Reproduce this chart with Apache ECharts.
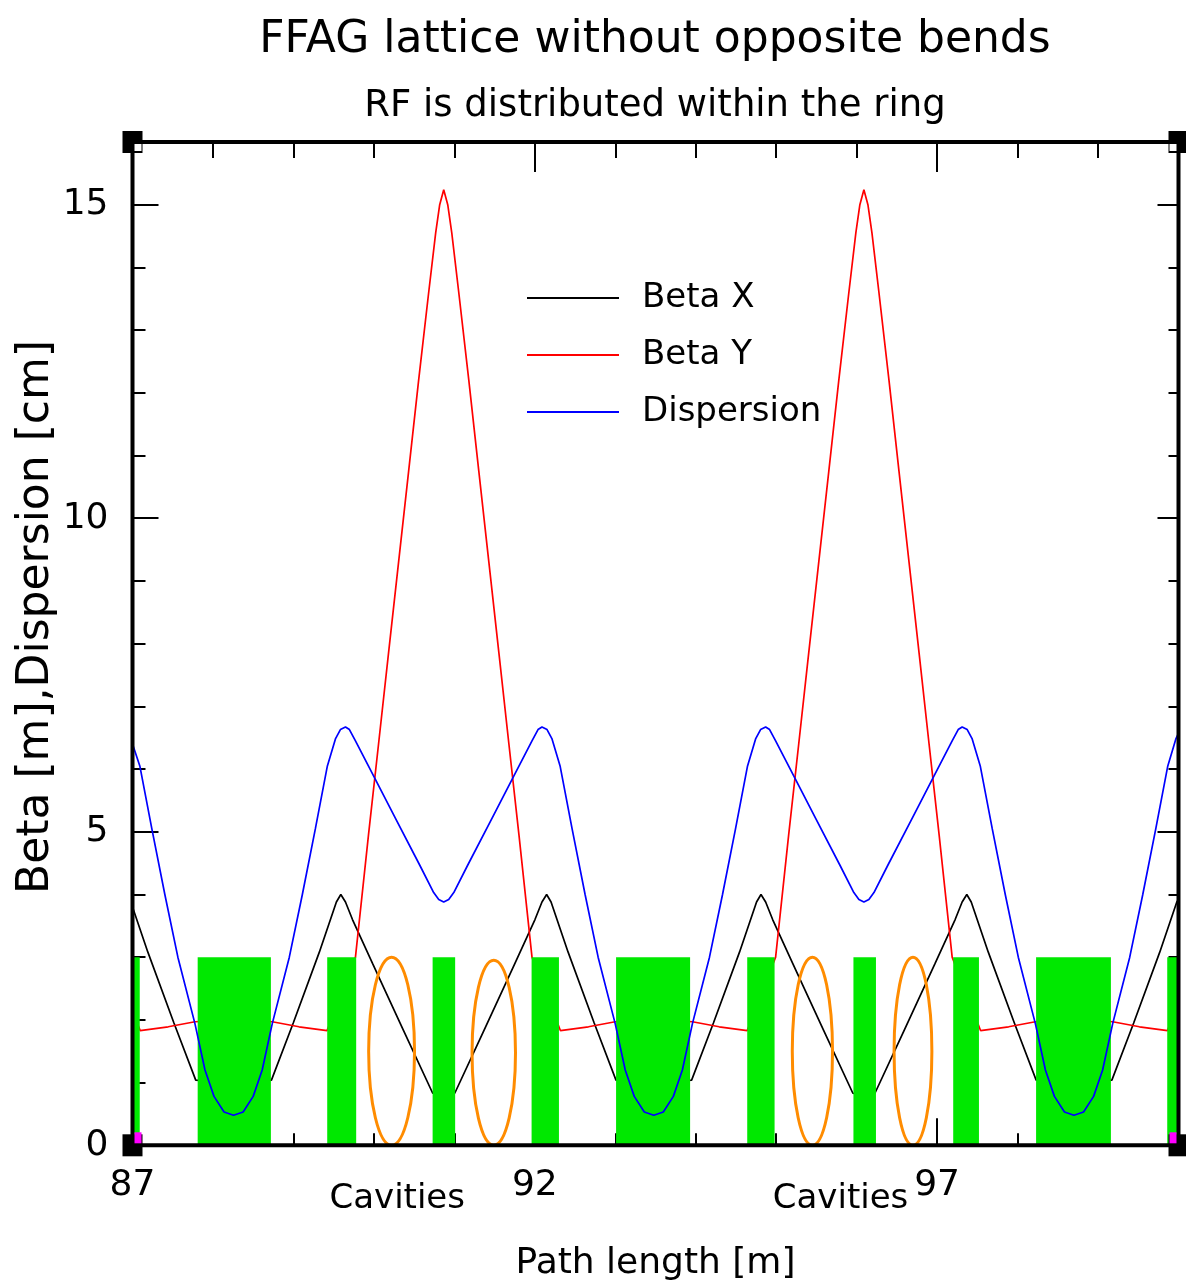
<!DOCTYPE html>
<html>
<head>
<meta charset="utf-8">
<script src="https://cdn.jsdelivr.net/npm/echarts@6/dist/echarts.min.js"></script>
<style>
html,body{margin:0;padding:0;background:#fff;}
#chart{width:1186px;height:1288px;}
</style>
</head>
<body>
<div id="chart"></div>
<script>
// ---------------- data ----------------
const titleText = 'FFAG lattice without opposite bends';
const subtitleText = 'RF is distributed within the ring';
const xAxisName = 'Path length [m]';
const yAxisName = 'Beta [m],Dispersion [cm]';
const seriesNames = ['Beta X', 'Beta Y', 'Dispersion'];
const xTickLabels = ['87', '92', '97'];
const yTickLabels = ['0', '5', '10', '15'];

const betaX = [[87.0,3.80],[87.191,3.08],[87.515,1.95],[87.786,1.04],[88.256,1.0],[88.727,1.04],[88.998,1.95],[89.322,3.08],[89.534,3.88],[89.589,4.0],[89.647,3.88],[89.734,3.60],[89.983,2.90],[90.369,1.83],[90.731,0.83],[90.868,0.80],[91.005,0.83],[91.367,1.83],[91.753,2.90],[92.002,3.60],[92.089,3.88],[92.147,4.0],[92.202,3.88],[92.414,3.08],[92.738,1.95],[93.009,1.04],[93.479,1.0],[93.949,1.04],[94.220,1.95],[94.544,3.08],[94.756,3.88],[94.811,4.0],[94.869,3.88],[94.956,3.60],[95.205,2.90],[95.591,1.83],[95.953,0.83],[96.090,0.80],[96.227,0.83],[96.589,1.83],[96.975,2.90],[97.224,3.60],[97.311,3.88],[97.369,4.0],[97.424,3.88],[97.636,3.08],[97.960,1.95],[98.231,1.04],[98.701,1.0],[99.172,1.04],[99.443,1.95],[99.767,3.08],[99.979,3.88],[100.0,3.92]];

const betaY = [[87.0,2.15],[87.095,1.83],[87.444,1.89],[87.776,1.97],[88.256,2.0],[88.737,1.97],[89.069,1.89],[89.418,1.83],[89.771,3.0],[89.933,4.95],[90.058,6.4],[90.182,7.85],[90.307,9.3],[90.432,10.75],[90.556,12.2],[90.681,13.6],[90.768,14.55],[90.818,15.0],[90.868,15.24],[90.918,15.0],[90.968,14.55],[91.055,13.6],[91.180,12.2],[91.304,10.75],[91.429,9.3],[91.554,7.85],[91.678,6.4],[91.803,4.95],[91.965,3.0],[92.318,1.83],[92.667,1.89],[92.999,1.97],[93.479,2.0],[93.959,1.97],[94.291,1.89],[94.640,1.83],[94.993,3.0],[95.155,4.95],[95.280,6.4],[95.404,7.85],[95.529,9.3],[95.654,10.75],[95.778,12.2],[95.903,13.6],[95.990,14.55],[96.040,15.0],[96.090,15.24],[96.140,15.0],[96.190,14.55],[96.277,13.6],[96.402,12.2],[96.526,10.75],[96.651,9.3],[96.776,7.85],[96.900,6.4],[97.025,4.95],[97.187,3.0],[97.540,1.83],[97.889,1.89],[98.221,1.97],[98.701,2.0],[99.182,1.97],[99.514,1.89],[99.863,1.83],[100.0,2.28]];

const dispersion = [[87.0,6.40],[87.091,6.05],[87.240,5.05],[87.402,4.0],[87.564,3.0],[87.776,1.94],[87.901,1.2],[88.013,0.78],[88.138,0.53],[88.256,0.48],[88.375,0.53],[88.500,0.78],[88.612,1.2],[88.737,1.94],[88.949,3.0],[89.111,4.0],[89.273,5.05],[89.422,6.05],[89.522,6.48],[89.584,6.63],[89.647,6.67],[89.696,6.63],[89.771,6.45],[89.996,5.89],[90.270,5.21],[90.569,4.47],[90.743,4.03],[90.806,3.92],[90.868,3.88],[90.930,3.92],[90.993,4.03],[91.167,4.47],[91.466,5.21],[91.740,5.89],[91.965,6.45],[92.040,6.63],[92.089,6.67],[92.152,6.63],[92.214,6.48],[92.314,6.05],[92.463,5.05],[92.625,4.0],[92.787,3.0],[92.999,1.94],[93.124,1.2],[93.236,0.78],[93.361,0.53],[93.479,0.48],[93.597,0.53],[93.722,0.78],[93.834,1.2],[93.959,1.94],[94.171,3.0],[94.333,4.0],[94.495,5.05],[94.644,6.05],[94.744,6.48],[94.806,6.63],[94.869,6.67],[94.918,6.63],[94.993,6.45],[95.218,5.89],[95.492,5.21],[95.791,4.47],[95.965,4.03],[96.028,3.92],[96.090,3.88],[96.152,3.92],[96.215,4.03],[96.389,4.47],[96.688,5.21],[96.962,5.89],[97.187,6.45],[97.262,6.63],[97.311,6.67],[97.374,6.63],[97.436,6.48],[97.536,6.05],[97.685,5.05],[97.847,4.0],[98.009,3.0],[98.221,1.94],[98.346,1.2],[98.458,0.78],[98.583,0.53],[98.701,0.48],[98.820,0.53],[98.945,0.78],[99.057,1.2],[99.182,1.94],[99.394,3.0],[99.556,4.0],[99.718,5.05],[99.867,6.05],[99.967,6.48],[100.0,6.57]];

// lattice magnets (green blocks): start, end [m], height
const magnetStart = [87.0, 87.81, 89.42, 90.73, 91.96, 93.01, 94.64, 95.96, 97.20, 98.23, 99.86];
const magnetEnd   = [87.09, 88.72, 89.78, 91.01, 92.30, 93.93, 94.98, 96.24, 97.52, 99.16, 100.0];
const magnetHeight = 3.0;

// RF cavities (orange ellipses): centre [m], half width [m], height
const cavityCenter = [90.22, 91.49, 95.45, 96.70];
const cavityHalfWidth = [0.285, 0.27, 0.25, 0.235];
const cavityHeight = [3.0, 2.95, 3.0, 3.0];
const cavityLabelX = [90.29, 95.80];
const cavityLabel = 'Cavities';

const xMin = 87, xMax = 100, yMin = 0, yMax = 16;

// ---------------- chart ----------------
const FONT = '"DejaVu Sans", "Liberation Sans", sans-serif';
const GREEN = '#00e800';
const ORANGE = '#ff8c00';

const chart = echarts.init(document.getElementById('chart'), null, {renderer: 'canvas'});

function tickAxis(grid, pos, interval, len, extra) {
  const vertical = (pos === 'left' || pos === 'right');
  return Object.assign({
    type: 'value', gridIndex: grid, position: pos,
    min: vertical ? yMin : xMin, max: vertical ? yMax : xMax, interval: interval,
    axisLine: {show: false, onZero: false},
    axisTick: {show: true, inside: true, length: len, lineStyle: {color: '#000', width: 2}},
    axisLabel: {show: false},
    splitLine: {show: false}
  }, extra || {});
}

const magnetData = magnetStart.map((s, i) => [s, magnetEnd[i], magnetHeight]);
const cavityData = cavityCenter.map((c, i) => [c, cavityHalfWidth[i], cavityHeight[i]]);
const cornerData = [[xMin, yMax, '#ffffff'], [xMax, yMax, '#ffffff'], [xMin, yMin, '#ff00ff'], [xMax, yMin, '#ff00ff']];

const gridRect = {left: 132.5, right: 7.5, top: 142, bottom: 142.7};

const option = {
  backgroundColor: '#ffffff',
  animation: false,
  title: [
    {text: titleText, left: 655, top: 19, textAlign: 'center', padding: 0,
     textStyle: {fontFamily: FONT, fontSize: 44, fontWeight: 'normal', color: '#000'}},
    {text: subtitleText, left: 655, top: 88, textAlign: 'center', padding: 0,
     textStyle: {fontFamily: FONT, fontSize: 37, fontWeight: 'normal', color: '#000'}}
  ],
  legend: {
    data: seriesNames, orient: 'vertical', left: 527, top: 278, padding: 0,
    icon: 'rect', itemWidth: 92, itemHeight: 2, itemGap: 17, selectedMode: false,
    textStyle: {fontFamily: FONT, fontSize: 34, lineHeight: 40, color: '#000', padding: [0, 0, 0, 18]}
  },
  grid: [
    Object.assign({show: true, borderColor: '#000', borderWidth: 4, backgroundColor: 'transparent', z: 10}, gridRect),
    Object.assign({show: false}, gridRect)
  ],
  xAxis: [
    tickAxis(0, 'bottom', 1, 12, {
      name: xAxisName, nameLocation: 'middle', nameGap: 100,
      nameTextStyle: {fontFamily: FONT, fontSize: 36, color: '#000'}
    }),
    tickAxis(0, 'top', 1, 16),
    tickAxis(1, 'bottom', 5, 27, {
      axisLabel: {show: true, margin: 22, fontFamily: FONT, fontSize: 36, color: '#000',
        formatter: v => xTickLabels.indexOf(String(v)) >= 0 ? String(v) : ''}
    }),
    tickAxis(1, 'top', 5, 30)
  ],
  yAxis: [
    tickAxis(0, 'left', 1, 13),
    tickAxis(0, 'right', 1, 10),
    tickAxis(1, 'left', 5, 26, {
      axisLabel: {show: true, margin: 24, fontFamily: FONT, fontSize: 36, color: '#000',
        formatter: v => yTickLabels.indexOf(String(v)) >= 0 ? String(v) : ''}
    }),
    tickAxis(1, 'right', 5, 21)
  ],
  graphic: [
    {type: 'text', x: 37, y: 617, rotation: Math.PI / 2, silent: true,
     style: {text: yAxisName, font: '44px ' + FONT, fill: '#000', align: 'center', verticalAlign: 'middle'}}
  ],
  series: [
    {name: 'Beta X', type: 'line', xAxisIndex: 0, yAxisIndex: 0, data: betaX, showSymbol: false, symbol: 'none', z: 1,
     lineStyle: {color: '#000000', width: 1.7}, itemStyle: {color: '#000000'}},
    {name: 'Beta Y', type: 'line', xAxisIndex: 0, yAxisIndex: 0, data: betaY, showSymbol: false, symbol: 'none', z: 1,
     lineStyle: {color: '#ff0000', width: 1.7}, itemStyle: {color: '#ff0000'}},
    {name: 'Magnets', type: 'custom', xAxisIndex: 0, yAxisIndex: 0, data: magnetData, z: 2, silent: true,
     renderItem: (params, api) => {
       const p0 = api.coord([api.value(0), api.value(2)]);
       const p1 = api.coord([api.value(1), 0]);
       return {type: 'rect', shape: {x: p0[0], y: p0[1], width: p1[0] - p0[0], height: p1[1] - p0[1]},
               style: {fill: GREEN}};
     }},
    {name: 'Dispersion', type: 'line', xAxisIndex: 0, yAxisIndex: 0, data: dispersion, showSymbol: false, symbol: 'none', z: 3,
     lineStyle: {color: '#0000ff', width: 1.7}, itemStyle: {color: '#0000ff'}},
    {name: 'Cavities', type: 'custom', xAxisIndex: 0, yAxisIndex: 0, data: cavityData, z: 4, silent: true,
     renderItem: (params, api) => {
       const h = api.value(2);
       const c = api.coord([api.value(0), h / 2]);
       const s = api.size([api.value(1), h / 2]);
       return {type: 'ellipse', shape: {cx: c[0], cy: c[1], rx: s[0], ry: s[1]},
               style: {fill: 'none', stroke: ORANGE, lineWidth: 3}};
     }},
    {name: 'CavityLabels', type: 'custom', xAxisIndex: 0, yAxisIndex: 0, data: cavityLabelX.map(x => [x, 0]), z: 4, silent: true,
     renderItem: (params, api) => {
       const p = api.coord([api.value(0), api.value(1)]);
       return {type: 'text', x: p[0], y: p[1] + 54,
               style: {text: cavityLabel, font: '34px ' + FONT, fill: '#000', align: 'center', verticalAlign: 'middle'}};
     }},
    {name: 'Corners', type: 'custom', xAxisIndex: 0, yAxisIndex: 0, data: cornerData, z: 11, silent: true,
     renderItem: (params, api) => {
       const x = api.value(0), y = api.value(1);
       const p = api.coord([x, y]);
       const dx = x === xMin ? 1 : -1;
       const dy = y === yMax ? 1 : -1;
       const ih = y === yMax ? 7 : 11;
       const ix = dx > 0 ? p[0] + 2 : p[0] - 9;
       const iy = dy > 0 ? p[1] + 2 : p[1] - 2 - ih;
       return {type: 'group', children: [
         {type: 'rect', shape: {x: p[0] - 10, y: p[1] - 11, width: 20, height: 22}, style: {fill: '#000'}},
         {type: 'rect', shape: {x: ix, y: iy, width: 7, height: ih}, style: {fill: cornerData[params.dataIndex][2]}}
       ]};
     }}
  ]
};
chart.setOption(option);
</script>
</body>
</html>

==

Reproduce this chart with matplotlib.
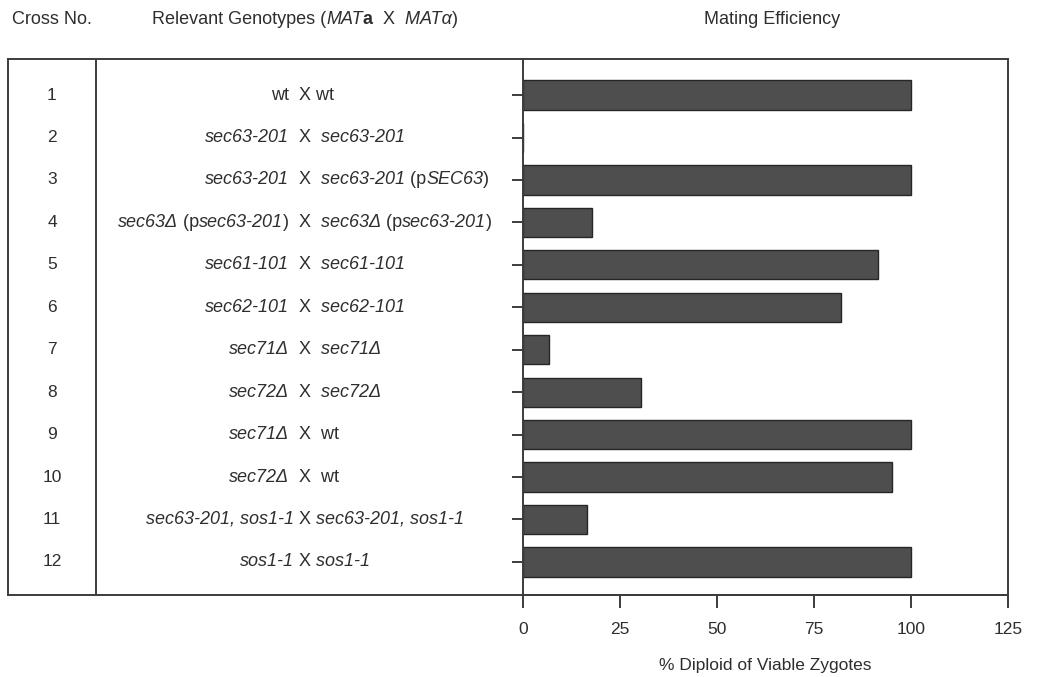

**The task**
Among the entries above, take the lines from the one with "Reproduce this chart with Apache ECharts." through the one with "const yTickLabels = ['0', '5', '10', '15'];" and retype them exactly, leaving out the pictures.

**Response to this task**
Reproduce this chart with Apache ECharts.
<!DOCTYPE html>
<html>
<head>
<meta charset="utf-8">
<script src="https://cdn.jsdelivr.net/npm/echarts@6/dist/echarts.min.js"></script>
<style>
html,body{margin:0;padding:0;background:#fff;}
#chart{width:1186px;height:1288px;}
</style>
</head>
<body>
<div id="chart"></div>
<script>
// ---------------- data ----------------
const titleText = 'FFAG lattice without opposite bends';
const subtitleText = 'RF is distributed within the ring';
const xAxisName = 'Path length [m]';
const yAxisName = 'Beta [m],Dispersion [cm]';
const seriesNames = ['Beta X', 'Beta Y', 'Dispersion'];
const xTickLabels = ['87', '92', '97'];
const yTickLabels = ['0', '5', '10', '15'];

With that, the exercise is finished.